Fuentes goes on to praise Kanye West’s recent history of antisemitic comments and says he voted for West in the 2020 Presidential election. Fuentes also worked on West’s 2020 Presidential campaign. He goes on to criticize former President Trump, saying that he will withhold his support for Trump’s Presidential campaign until he commits to an isolationist foreign policy to avoid conflict with Iran, Russia, and cut off all military and financial aid to Israel. Fuentes’ views on Israel echo a lot of criticisms levied by left-wing, pro Palestine activists in America. The key difference is Fuentes’ criticism of Israel is apart of a larger tapestry of antisemitic belief, that views Jewish people as a monolithic cadre trying to destroy western civilization. He rounds out this section of the speech calling for a second American revolution from the “Jewish mafia.”
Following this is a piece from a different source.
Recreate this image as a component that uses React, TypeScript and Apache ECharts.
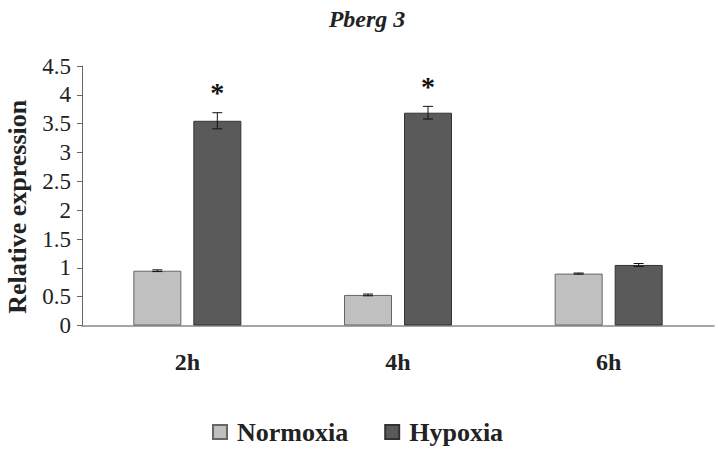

The final leg of Fuentes’ speech was spent drawing a distinction between his movement of groypers and the mainstream conservative movement represented by TPUSA. The crux of his grievances revolve around the fact that his mainstream contemporaries aren’t as brazen or openly white nationalist as he is. He believes that the mainstream conservative movement is too busy selling water bottles and t-shirts, instead of pushing a more “pure” or extremist idealogical framework meant to reshape American society as we currently understand it. Fuentes suggests that his movement is winning the “war of ideas” within the right-wing sphere of influence. He says, “They can kick me out of Turning Point USA for a thousand years — my ideas and my followers are already inside the building.”